Inferno Canto 33: Invettiva contro Pisa (vv. 79-90)
Dante, sdegnato per l’atrocità della storia udita, maledice Pisa: la città, infatti, è colpevole perché non ha risparmiato quattro giovani innocenti. E allora Dante invoca sulla città una punizione apocalittica: le isole toscane di Capraia e di Gorgona si spostino dal largo, raggiungano la foce dell’Arno, ostruiscano il deflusso delle sue acque così che il fiume straripi su Pisa, sommergendola.
Inferno Canto 33: La Tolomea: i traditori degli ospiti (vv. 91-108)
Dante e Virgilio riprendono il cammino e giungono nella terza zona del Cocito, la Tolomea, in cui sono puniti i traditori degli ospiti (il nome deriva da Tolomeo, personaggio biblico, che fece uccidere il suocero con i figli dopo averli invitati a un banchetto). Questi dannati sono imprigionati nel ghiaccio, nel quale stanno distesi con il volto all’insù, esposto a un vento impetuoso e freddissimo che fa gelare le loro lacrime, in una dolorosa crosta sugli occhi.
Il viso di Dante è privo di sensibilità a causa del freddo, eppure egli sente spirare del vento. Il poeta è meravigliato: come può esserci vento nel fondo dell’Inferno dove non c’è il sole, che, seconda la scienza medievale, riscalda la terra generando vapori e muovendo l’aria? Virgilio gli risponde che presto sarà nel punto dove avrà la risposta, vedendo coi propri occhi la causa che fa scendere il vento.
Inferno Canto 33: Frate Alberigo, Branca Doria (vv. 109-150)
Fra i dannati immersi nel ghiaccio, Dante si stupisce di vedere frate Alberigo.
Frate Alberigo chiede ai due poeti di liberarlo dal ghiaccio incrostato sui suoi occhi, in modo da poter piangere. Dante gli giura di liberarlo dal ghiaccio, a costo di dover finire nell’ultimo tratto dell’Inferno, ma prima deve sapere chi è (in realtà il poeta lo sta ingannando). Risponde di essere frate Alberigo: per rivalità politica, alla fine di un pranzo, fece assassinare due parenti, dopo aver finto di far la pace con loro.

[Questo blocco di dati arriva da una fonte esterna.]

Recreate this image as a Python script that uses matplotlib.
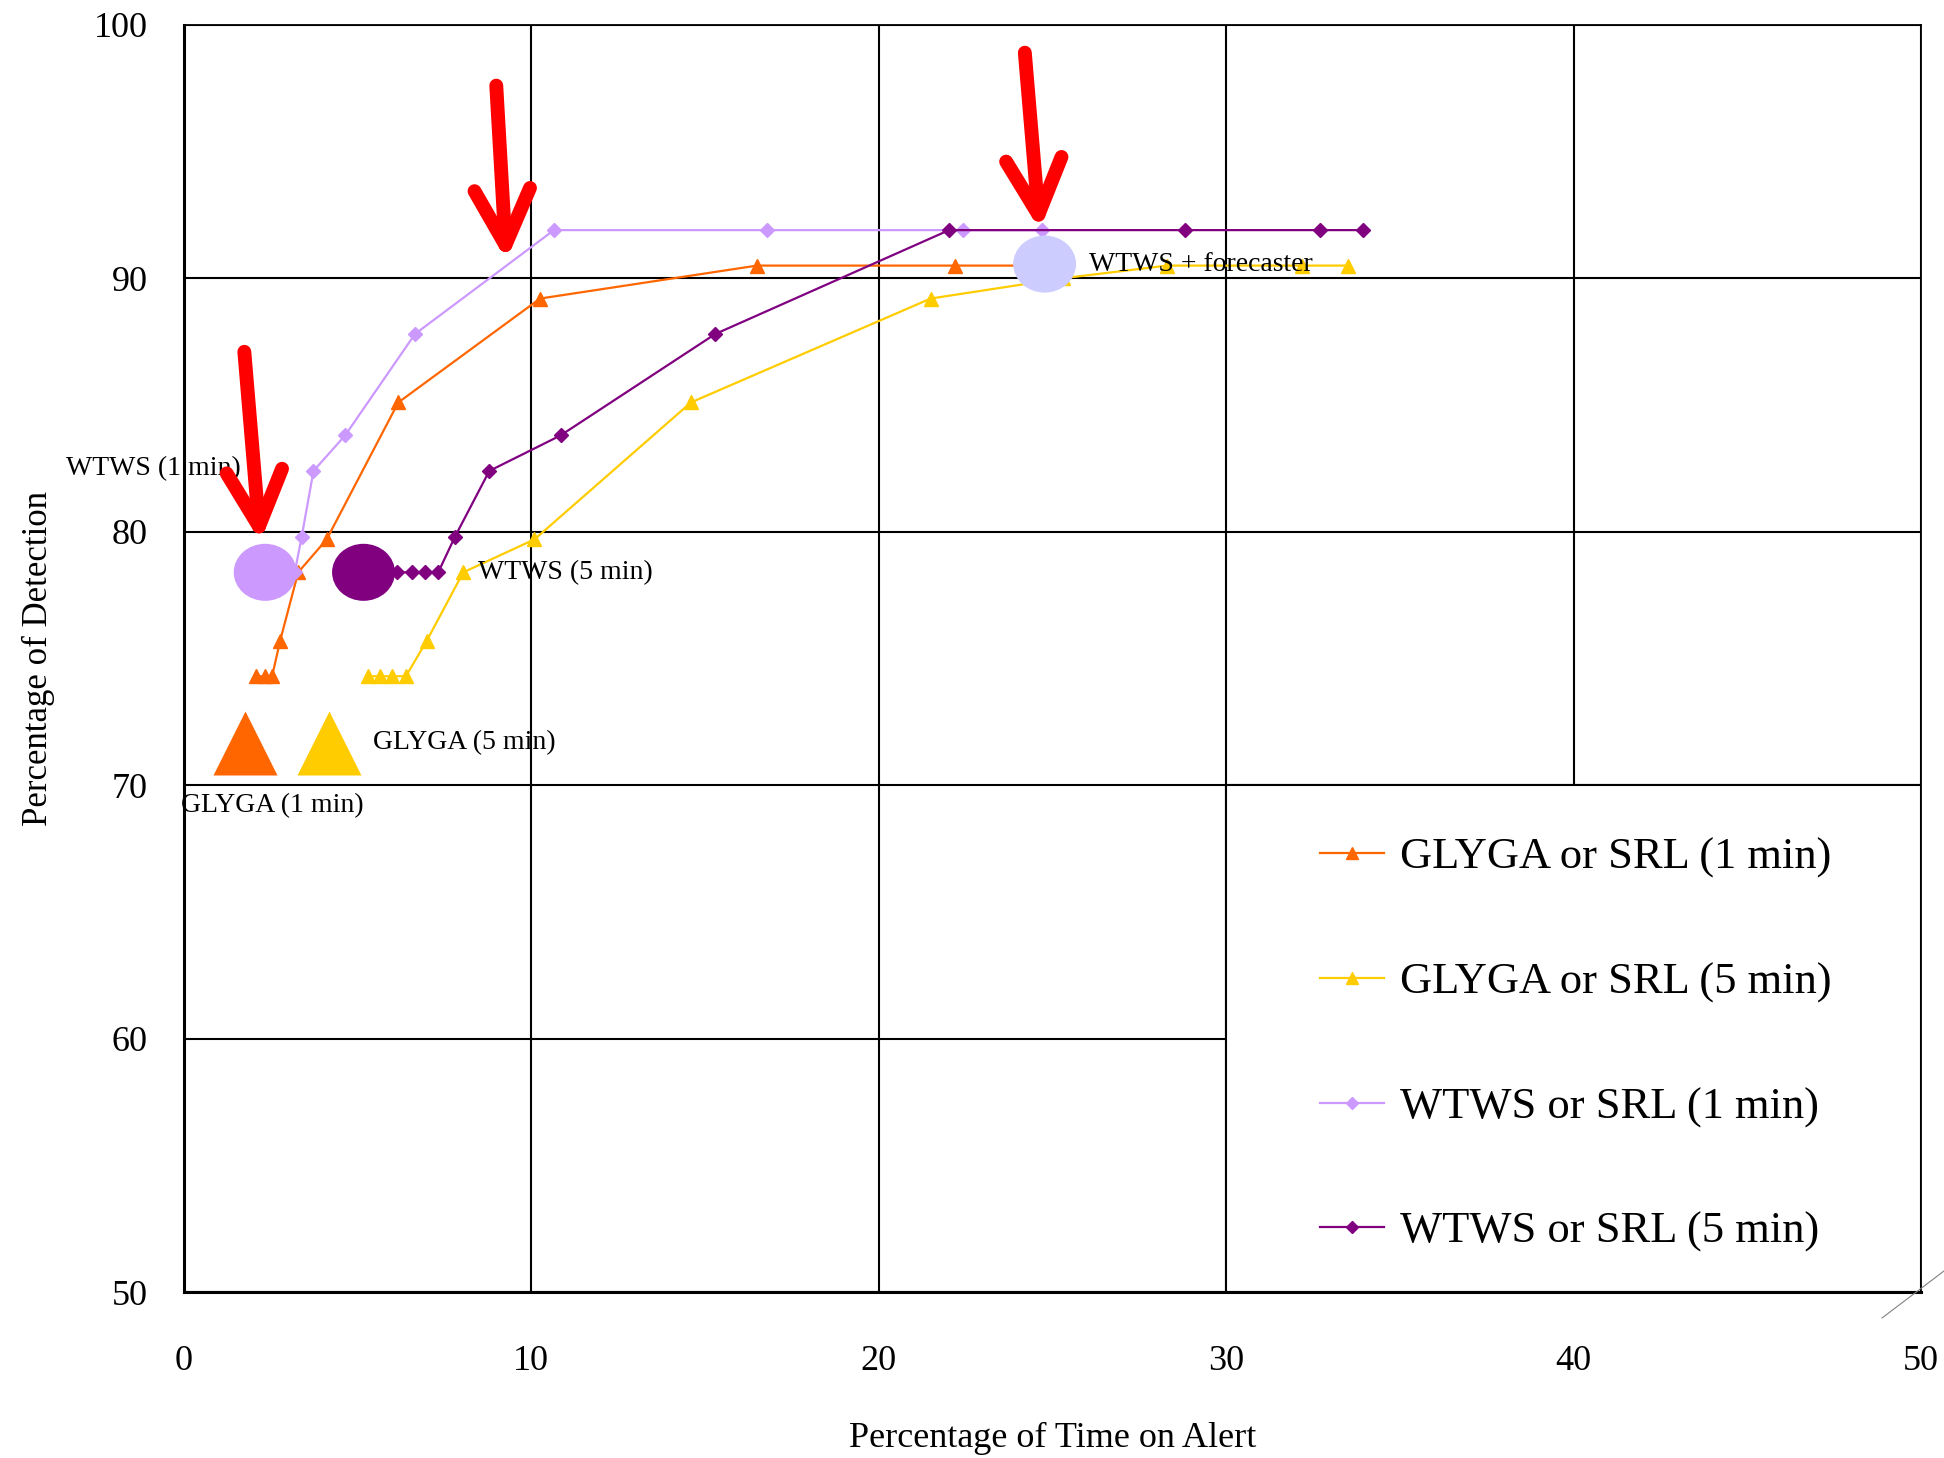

Dante si stupisce di vederlo, perché gli risulta che egli sia ancora in vita. Il frate gli spiega che quella parte dell’Inferno accoglie l’anima di chi si è macchiato di peccati tanto gravi, mentre il corpo continua a restare in Terra posseduto da un demone fino alla morte.
Questa è la sorte anche del genovese Branca Doria, imprigionato nel Cocito già da molti anni.
Branca Doria apparteneva a una celebre famiglia genovese. Per impossessarsi della regione del Logudoro, in Sardegna, fece uccidere il suocero dopo averlo invitato a banchetto.
Dante è perplesso perché sa per certo che Branca Doria è ancora vivo nel mondo. Ma frate Alberigo ribatte che Michele Zanche, suocero di Branca Doria, da quest’ultimo assassinato, non era ancora giunto nella bolgia dei barattieri, che Branca Doria aveva già lasciato il demone nel proprio corpo e la sua anima era precipitata nel Cocito assieme a un parente, che l’aiutò nel suo tradimento.
Il frate invita Dante a mantenere la promessa e ad aprirgli gli occhi, ma egli se ne va via disgustato senza più badare a lui: la colpa del tradimento, che i dannati hanno rivolto a coloro che si fidavano, elimina ogni tratto umano.
Inferno Canto 33: Invettiva contro Genova (vv. 151-157)
Dante, infine, pronuncia una dura invettiva contro i Genovesi, uomini estranei alle buone usanze e pieni di ogni vizio. Dovrebbero essere scacciati dal mondo, poiché ha trovato nel Cocito uno di loro (Branca Doria) con il peggiore spirito della Romagna (frate Alberigo) mentre il suo corpo è ancora in vita sulla Terra.